PRESS RELEASE.  Monday, March 20, 2006



Contact: Rachel K. Paulose, United States Attorney (612) 664-5600 Karen Bailey, Media Coordinator (612) 664-5610 Joe Dixon , Assistant United States Attorney (612) 664-5600




St. Paul, MN - Former Minnesota State Representative Loren George Jennings was sentenced today in United States District Court for using his office to steer $650,000 in state conservation funds to Northern Pole, Inc., a company in which he held a financial interest. Jennings, age 54, from Harris, MN, was sentenced to 48 months in prison. Judge Richard Kyle also ordered Jennings to pay $284,398 in restitution to state conservation funds and to forfeit $284,398 to the United States. Jennings is scheduled to surrender for service of his sentence on May 2, 2006. A federal jury convicted Jennings in July 2005 of two counts of mail fraud and one count of money laundering. Jennings served in the Minnesota State House of Representatives from 1985 to 2002. During his tenure, Jennings served as chairman of the House Regulated Industries Committee, which oversaw legislation regarding utility companies. Evidence during trial showed that in early 1999, Jennings used his position as a State Representative to author, promote, and pass legislation permitting utility companies to utilize state-required conservation funds for a type of research and development project done by Northern Pole, a company that owed Jennings approximately $670,000.

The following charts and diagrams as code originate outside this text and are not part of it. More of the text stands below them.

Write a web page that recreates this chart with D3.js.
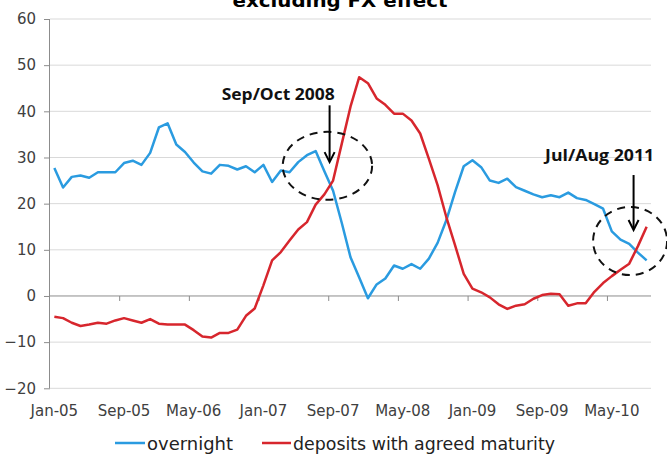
<!DOCTYPE html>
<html>
<head>
<meta charset="utf-8">
<script src="https://cdn.jsdelivr.net/npm/d3@7/dist/d3.min.js"></script>
<style>
  body { margin: 0; background: #ffffff; }
  svg { display: block; }
</style>
</head>
<body>
<svg id="chart" width="667" height="457"></svg>
<script>
// Monthly categories, Jan-05 .. Sep-10
const months = [
  "Jan-05","Feb-05","Mar-05","Apr-05","May-05","Jun-05","Jul-05","Aug-05","Sep-05","Oct-05","Nov-05","Dec-05",
  "Jan-06","Feb-06","Mar-06","Apr-06","May-06","Jun-06","Jul-06","Aug-06","Sep-06","Oct-06","Nov-06","Dec-06",
  "Jan-07","Feb-07","Mar-07","Apr-07","May-07","Jun-07","Jul-07","Aug-07","Sep-07","Oct-07","Nov-07","Dec-07",
  "Jan-08","Feb-08","Mar-08","Apr-08","May-08","Jun-08","Jul-08","Aug-08","Sep-08","Oct-08","Nov-08","Dec-08",
  "Jan-09","Feb-09","Mar-09","Apr-09","May-09","Jun-09","Jul-09","Aug-09","Sep-09","Oct-09","Nov-09","Dec-09",
  "Jan-10","Feb-10","Mar-10","Apr-10","May-10","Jun-10","Jul-10","Aug-10","Sep-10"
];

// Year-on-year growth, %
const overnight = [
  27.7, 23.5, 25.8, 26.1, 25.6, 26.8, 26.8, 26.8, 28.8, 29.3,
  28.4, 31.0, 36.5, 37.4, 32.8, 31.2, 28.9, 27.0, 26.5, 28.4,
  28.2, 27.4, 28.1, 26.8, 28.4, 24.7, 27.2, 26.8, 29.0, 30.5,
  31.4, 27.0, 22.8, 15.8, 8.4, 4.0, -0.5, 2.5, 3.8, 6.6,
  5.9, 6.9, 5.9, 8.1, 11.5, 16.4, 22.5, 28.1, 29.4, 27.9,
  25.0, 24.5, 25.4, 23.6, 22.8, 22.0, 21.4, 21.8, 21.4, 22.4,
  21.2, 20.8, 19.9, 18.9, 14.0, 12.2, 11.3, 9.4, 7.7
];

const agreedMaturity = [
  -4.5, -4.8, -5.8, -6.5, -6.2, -5.8, -6.0, -5.3, -4.8, -5.3,
  -5.8, -5.0, -6.0, -6.2, -6.2, -6.2, -7.4, -8.8, -9.0, -8.0,
  -8.0, -7.3, -4.3, -2.7, 2.3, 7.7, 9.5, 12.0, 14.4, 16.0,
  19.8, 22.0, 25.0, 33.0, 41.0, 47.4, 46.1, 42.8, 41.4, 39.5,
  39.5, 38.0, 35.2, 29.7, 24.0, 17.1, 11.0, 4.8, 1.6, 0.8,
  -0.3, -1.8, -2.8, -2.1, -1.8, -0.6, 0.2, 0.5, 0.4, -2.1,
  -1.6, -1.6, 0.9, 2.8, 4.3, 5.7, 7.0, 10.8, 15.0
];

const xTickLabels = ["Jan-05","Sep-05","May-06","Jan-07","Sep-07","May-08","Jan-09","Sep-09","May-10"];
const yTicks = [-20, -10, 0, 10, 20, 30, 40, 50, 60];

const seriesNames = ["overnight", "deposits with agreed maturity"];
const seriesColors = ["#2a9be0", "#d7262d"];

// Callouts: position given as fractional month index and value
const callouts = [
  { text: "Sep/Oct 2008", textIdx: 25.7, textVal: 42.4, textW: 113,
    arrowIdx: 31.6, arrowFrom: 41.3, arrowTo: 29.0,
    ellIdx: 31.35, ellVal: 28.2, rx: 44.7, ry: 34 },
  { text: "Jul/Aug 2011", textIdx: 62.6, textVal: 29.3, textW: 109,
    arrowIdx: 66.5, arrowFrom: 26.2, arrowTo: 14.3,
    ellIdx: 66.1, ellVal: 11.9, rx: 37, ry: 34 }
];

const svg = d3.select("#chart");
const plotLeft = 50, plotRight = 651, plotTop = 19, plotBottom = 388.3;

const x = d3.scaleBand().domain(months).range([plotLeft, plotRight]).paddingInner(0).paddingOuter(0);
const bw = x.bandwidth();
const cx = m => x(m) + bw / 2;
const xIdx = i => plotLeft + (i + 0.5) * bw;
const y = d3.scaleLinear().domain([-20, 60]).range([plotBottom, plotTop]);

const axisFont = "'DejaVu Sans', Verdana, sans-serif";

// Gridlines
svg.append("g")
  .selectAll("line")
  .data(yTicks.filter(d => d !== 0))
  .join("line")
  .attr("x1", plotLeft).attr("x2", plotRight)
  .attr("y1", d => y(d)).attr("y2", d => y(d))
  .attr("stroke", "#d9d9d9").attr("stroke-width", 1);

// Y axis
const yAxis = svg.append("g")
  .attr("transform", `translate(${plotLeft},0)`)
  .call(d3.axisLeft(y).tickValues(yTicks).tickSize(6).tickPadding(8).tickFormat(d3.format("d")));
yAxis.select(".domain").attr("stroke", "#8c8c8c").attr("d", `M-0.5,${plotTop}V${plotBottom}`);
yAxis.selectAll(".tick line").attr("stroke", "#8c8c8c");
yAxis.selectAll(".tick text")
  .attr("font-family", axisFont).attr("font-size", 15).attr("fill", "#404040");

// Zero line with category tick marks
svg.append("line")
  .attr("x1", plotLeft).attr("x2", plotRight)
  .attr("y1", y(0)).attr("y2", y(0))
  .attr("stroke", "#8c8c8c").attr("stroke-width", 1);

svg.append("g")
  .selectAll("line")
  .data(xTickLabels.slice(1))
  .join("line")
  .attr("x1", d => x(d)).attr("x2", d => x(d))
  .attr("y1", y(0)).attr("y2", y(0) + 5)
  .attr("stroke", "#8c8c8c").attr("stroke-width", 1);

// X labels at the bottom
svg.append("g")
  .selectAll("text")
  .data(xTickLabels)
  .join("text")
  .attr("x", d => cx(d))
  .attr("y", 416)
  .attr("text-anchor", "middle")
  .attr("font-family", axisFont).attr("font-size", 15).attr("fill", "#404040")
  .text(d => d);

// Series lines
const lineGen = d3.line().x((d, i) => cx(months[i])).y(d => y(d));
[overnight, agreedMaturity].forEach((vals, k) => {
  svg.append("path")
    .datum(vals)
    .attr("d", lineGen)
    .attr("fill", "none")
    .attr("stroke", seriesColors[k])
    .attr("stroke-width", 2.5)
    .attr("stroke-linejoin", "round");
});

// Callouts: dashed ellipse, arrow, label
callouts.forEach(c => {
  svg.append("ellipse")
    .attr("cx", xIdx(c.ellIdx)).attr("cy", y(c.ellVal))
    .attr("rx", c.rx).attr("ry", c.ry)
    .attr("fill", "none").attr("stroke", "#111")
    .attr("stroke-width", 2).attr("stroke-dasharray", "8,6");
  const ax = xIdx(c.arrowIdx), y1 = y(c.arrowFrom), y2 = y(c.arrowTo);
  svg.append("line")
    .attr("x1", ax).attr("x2", ax).attr("y1", y1).attr("y2", y2 - 1)
    .attr("stroke", "#000").attr("stroke-width", 2);
  svg.append("path")
    .attr("d", `M${ax - 5},${y2 - 10}L${ax},${y2}L${ax + 5},${y2 - 10}`)
    .attr("fill", "none").attr("stroke", "#000").attr("stroke-width", 2);
  svg.append("text")
    .attr("x", xIdx(c.textIdx)).attr("y", y(c.textVal))
    .attr("text-anchor", "middle")
    .attr("font-family", "'Open Sans', 'DejaVu Sans', sans-serif")
    .attr("font-weight", "bold").attr("font-size", 16).attr("fill", "#111")
    .attr("textLength", c.textW).attr("lengthAdjust", "spacingAndGlyphs")
    .text(c.text);
});

// Title (second line of the heading)
svg.append("text")
  .attr("x", 340).attr("y", 7)
  .attr("text-anchor", "middle")
  .attr("font-family", "'DejaVu Sans', sans-serif")
  .attr("font-weight", "bold").attr("font-size", 18).attr("fill", "#000")
  .attr("textLength", 215).attr("lengthAdjust", "spacingAndGlyphs")
  .text("excluding FX effect");

// Legend
const legendItems = [
  { lx: 115, tx: 147, w: 86 },
  { lx: 262, tx: 293, w: 262 }
];
legendItems.forEach((it, k) => {
  svg.append("line")
    .attr("x1", it.lx).attr("x2", it.tx - 2)
    .attr("y1", 443).attr("y2", 443)
    .attr("stroke", seriesColors[k]).attr("stroke-width", 2.5);
  svg.append("text")
    .attr("x", it.tx).attr("y", 450)
    .attr("font-family", "'DejaVu Sans', Tahoma, sans-serif")
    .attr("font-size", 17.5).attr("fill", "#222")
    .attr("textLength", it.w).attr("lengthAdjust", "spacingAndGlyphs")
    .text(seriesNames[k]);
});
</script>
</body>
</html>
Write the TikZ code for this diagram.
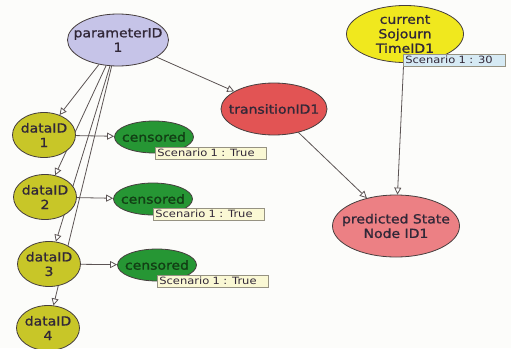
\documentclass[tikz,border=0pt]{standalone}
\usepackage{fontspec}
\setmainfont{DejaVu Sans}
\newfontfamily\nodefont{DejaVu Sans}[FakeStretch=1.12,FakeBold=1.2]
\newfontfamily\tagfont{DejaVu Sans}[FakeStretch=1.15]
\usetikzlibrary{shapes.geometric,arrows.meta,backgrounds}

\definecolor{paperbg}{RGB}{252,252,250}
\definecolor{lavender}{RGB}{198,196,232}
\definecolor{olive}{RGB}{200,198,40}
\definecolor{leaf}{RGB}{38,150,52}
\definecolor{brick}{RGB}{226,84,84}
\definecolor{salmon}{RGB}{236,128,132}
\definecolor{lemon}{RGB}{240,232,30}
\definecolor{rimgray}{RGB}{70,62,62}
\definecolor{edgegray}{RGB}{92,84,84}
\definecolor{inkdark}{RGB}{50,40,56}
\definecolor{inkgreen}{RGB}{18,62,20}
\definecolor{tagcream}{RGB}{250,248,212}
\definecolor{tagsky}{RGB}{214,234,244}
\definecolor{tagrim}{RGB}{150,146,130}

\begin{document}
\begin{tikzpicture}[x=1pt,y=-1pt,
  % ellipse size is fixed; its caption is a centred label so it cannot grow the shape
  blob/.style={ellipse, draw=rimgray, line width=0.8pt, inner sep=0pt},
  caption/.style={align=center, text=inkdark, inner sep=0pt,
    font=\nodefont\fontsize{12.5}{14.5}\selectfont},
  link/.style={draw=edgegray, line width=0.8pt,
    -{Triangle[length=7pt,width=7pt,fill=white]}},
  tag/.style={rectangle, draw=tagrim, line width=0.6pt, anchor=north west,
    inner xsep=2pt, inner ysep=0pt, minimum height=11.5pt, align=left,
    text=inkdark, font=\tagfont\fontsize{10}{11}\selectfont},
  datanode/.style={blob, fill=olive, minimum width=63pt, minimum height=45pt},
  censnode/.style={blob, fill=leaf, minimum width=79pt, minimum height=32pt,
    label={[caption, text=inkgreen]center:censored}}
]
\useasboundingbox (0,0) rectangle (511,348);

% variable nodes
\node[blob, fill=lavender, minimum width=101pt, minimum height=52pt,
  label={[caption]center:parameterID\\1}] (param) at (118,40) {};
\node[blob, fill=brick, minimum width=106pt, minimum height=52pt,
  label={[caption]center:transitionID1}] (trans) at (274,109) {};
\node[blob, fill=lemon, minimum width=117pt, minimum height=57pt,
  label={[caption]center:current\\Sojourn\\TimeID1}] (sojourn) at (405,34) {};
\node[blob, fill=salmon, minimum width=127pt, minimum height=62pt,
  label={[caption]center:predicted State\\Node ID1}] (pred) at (396,226) {};

\node[datanode, label={[caption]center:dataID\\1}] (d1) at (44,135) {};
\node[datanode, label={[caption]center:dataID\\2}] (d2) at (45,197) {};
\node[datanode, label={[caption]center:dataID\\3}] (d3) at (49,264) {};
\node[datanode, label={[caption]center:dataID\\4}] (d4) at (48,328) {};

\node[censnode] (c1) at (154,137) {};
\node[censnode] (c2) at (153,199) {};
\node[censnode] (c3) at (157,265) {};

% paper and dependencies, drawn behind the nodes
\begin{scope}[on background layer]
  \fill[paperbg] (0,0) rectangle (511,348);
  \draw[link] (param) -- (d1);
  \draw[link] (param) -- (d2);
  \draw[link] (param) -- (d3);
  \draw[link] (param) -- (d4);
  \draw[link] (param) -- (trans);
  \draw[link] (d1) -- (c1);
  \draw[link] (d2) -- (c2);
  \draw[link] (d3) -- (c3);
  \draw[link] (trans) -- (pred);
  \draw[link] (sojourn) -- (pred);
\end{scope}

% evidence tags
\node[tag, fill=tagcream, text width=107pt] (e1) at (155,147) {Scenario 1 : True};
\node[tag, fill=tagcream, text width=107pt] (e2) at (153,208) {Scenario 1 : True};
\node[tag, fill=tagcream, text width=107pt] (e3) at (157,275) {Scenario 1 : True};
\node[tag, fill=tagsky, text width=98pt] (e4) at (403,54) {Scenario 1 : 30};
\end{tikzpicture}
\end{document}
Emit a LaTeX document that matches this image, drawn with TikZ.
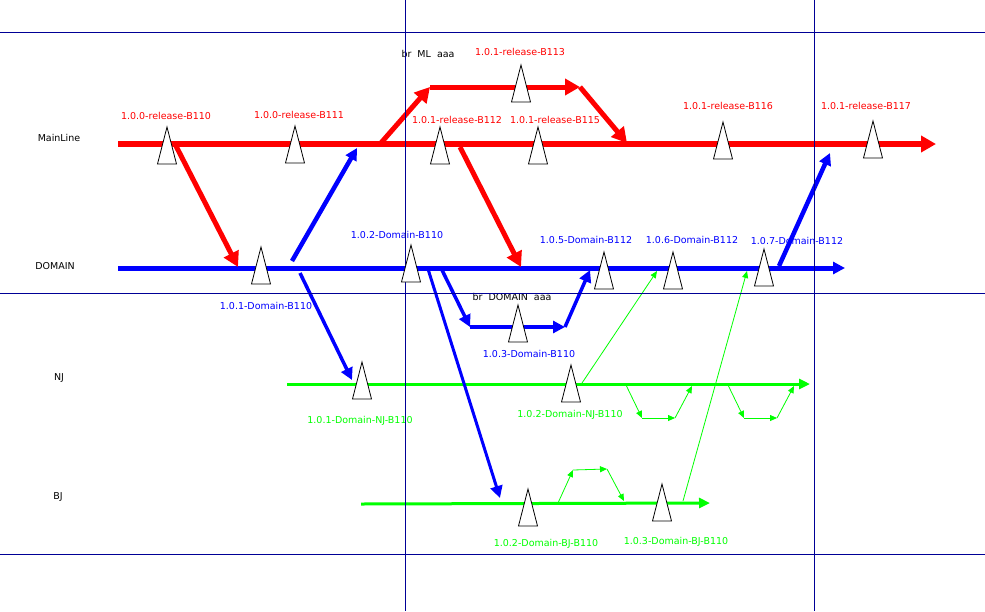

After the legislation was enacted, Jennings then used his position and influence as a State Representative to pressure utility companies to give conservation funds to Northern Pole. Jennings also lobbied the Commissioner of Commerce to approve the funding. From September 1999 through February 2002, utility companies gave $650,000 in conservation funds to Northern Pole, from which over $284,398 was used to make payments on Jennings' loans. Only a fraction of the conservation funds were used as intended. Jennings told colleagues and others that Northern Pole was merely a constituent in which he had no other interest and concealed the financial gain resulting from the legislation he initiated, promoted, and voted to enact. United States Attorney Rachel K. Paulose affirmed the commitment of the United States Attorney's Office to prosecuting public corruption as one of its top priorities: "Citizens have a right to clean government, and this Office will endeavor to ensure confidence in our public institutions by prosecuting to the full extent of the law those who violate the public's trust." "The success of this case was due in large part to the hard work and dedication of investigating agents from the Federal Bureau of Investigation; the Federal Deposit Insurance Corporation, Office of Inspector General; and the Internal Revenue Service, Criminal Investigation Division, whose tenacity and perseverance propelled the investigation." Assistant U.S. Attorney Joseph T. Dixon successfully prosecuted the case.